We roamed about more than 150km in Savannah plains in search of the lion’s pride. Abner was getting despondent and we were being desperate…The sky was clouded heavily and winds swirled up the dust in the air spirally. We were quiet and almost on the verge of losing hope… 😦 Sun was about to descend in some time. Abner again gathered his enthusiasm and took us to a nearby waterhole in anticipation of getting the pride’s trail…We spotted two mighty elephants at the waterhole, who were least bothered about our appearance. Abner stopped the vehicle at a little distance.
The elephants were munching leaves from the nearby tree, breaking its branches, and removing the bark…We keenly looked around again…
And all our efforts were paid!! 😀
It was there. Twelve of them. Camouflaged in the dry brown bushes. 🙂 Quiet and completely untamed…Spread around the waterhole. Young and old, males and females, and toddler cubs. Some lions were basking in the evening Sun.
Abner read their body language and said that they had consumed their prey and arrived at the waterhole to conclude the day. The leader of the pride was keeping eye on elephants. He was little away from the elephants as well as from his pride. He looked ferocious with a steady gaze, full grown mane, and commanding gestures.
Abner started the vehicle and parked it almost between the two elephants on one side and the pride on the other. After a lot of eating, the elephants approached the waterhole, where two lionesses were having water. One active elephant shooed them away by a loud trumpet and a thump of a forefoot. The lionesses made space for elephants and went aside. The elephants then started having water as if the waterhole was their own property! 😀 The pride kept anticipating their next moves and waiting for their turn to have water.
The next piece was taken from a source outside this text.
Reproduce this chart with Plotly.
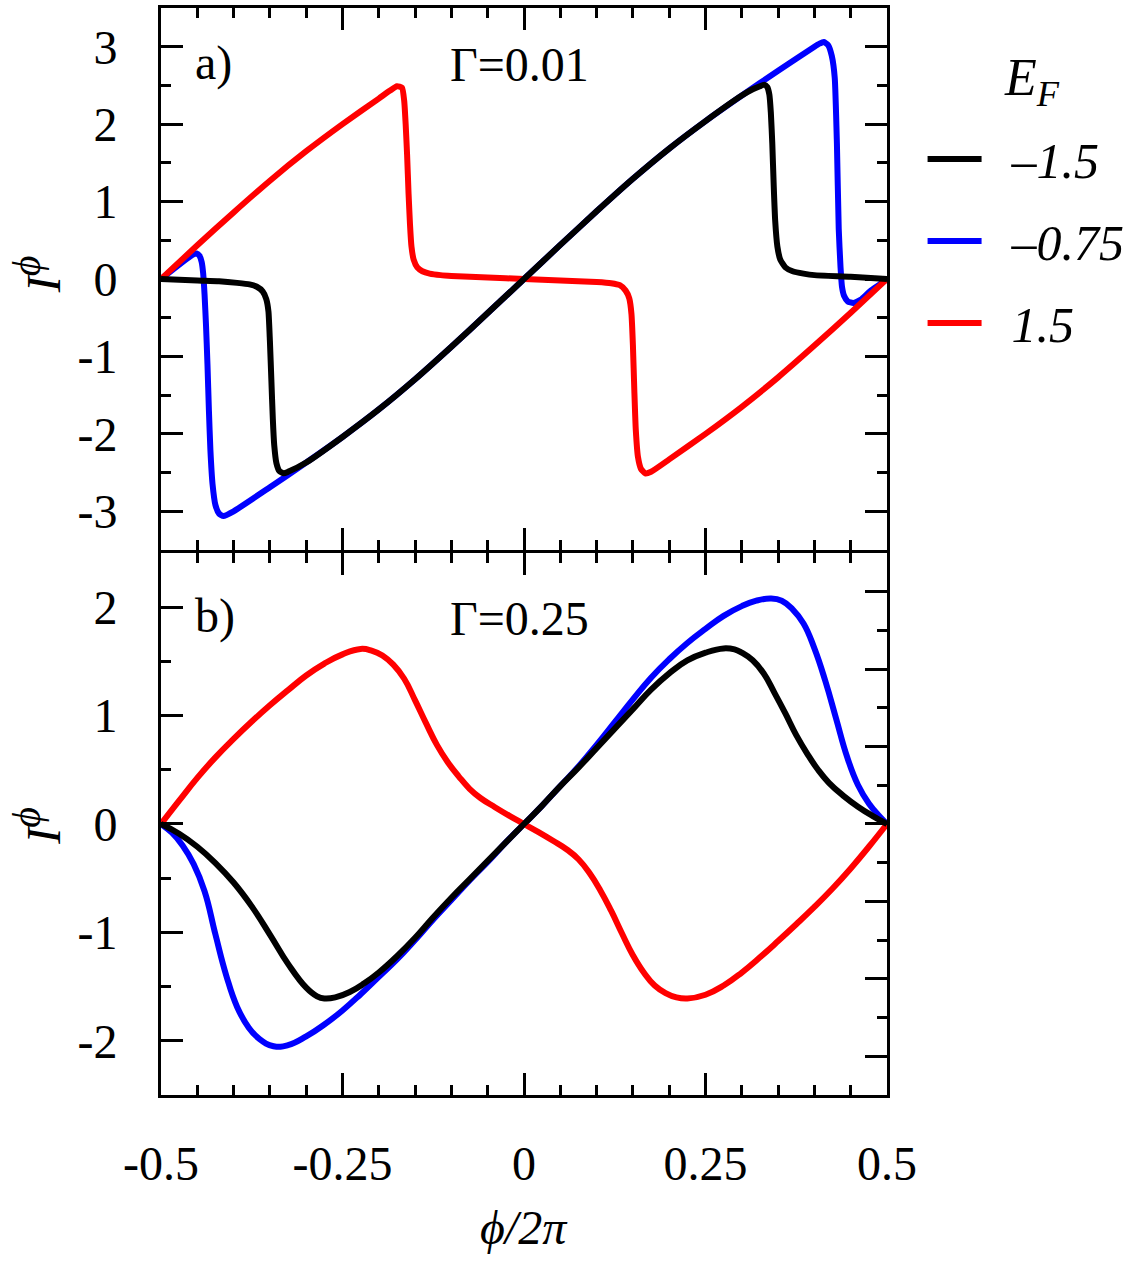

A couple of lightening streaks appeared on the west horizon and we saw a massive cloud approaching towards us like a shower head. It carried a drizzle to us. Then it moved aside to make place for Sun to show its magic. Soon a beautiful rainbow appeared in the sky! It was magnificent. 🙂 The elephants, the Savannah plains, a lion’s pride, and the colorful sky!! The sight was so captivating!! A few hours before, we had wholeheartedly wished for the view of lion’s pride and He showed an extra-ordinary view of nature. 🙂 We were fortunate to be a part of that magical scene!!
Soon, the Sun went down leaving a hot orange streak in the western sky. Abner drove us safely back towards the chalets. It was so hard to get over the wonderful experience! We took dinner and went to bed.
The next morning, we took a lavish breakfast and met the staff to pay thanks. We expressed our deep gratitude to the lodge managers for hosting us. The staff members were so hospitable, and warmhearted that they effortlessly made us feel at home. 🙂 Their dedicated service with polite yet clear communication was unparalleled.
Ongava visit helped us to create one of the best memories during Namibian wildlife safari. As we know, we all retain best memories; for we can retrieve and revisit them, and smile again… 🙂 Holding memories of the unique experience at Ongava game reserve, we started back to Windhoek.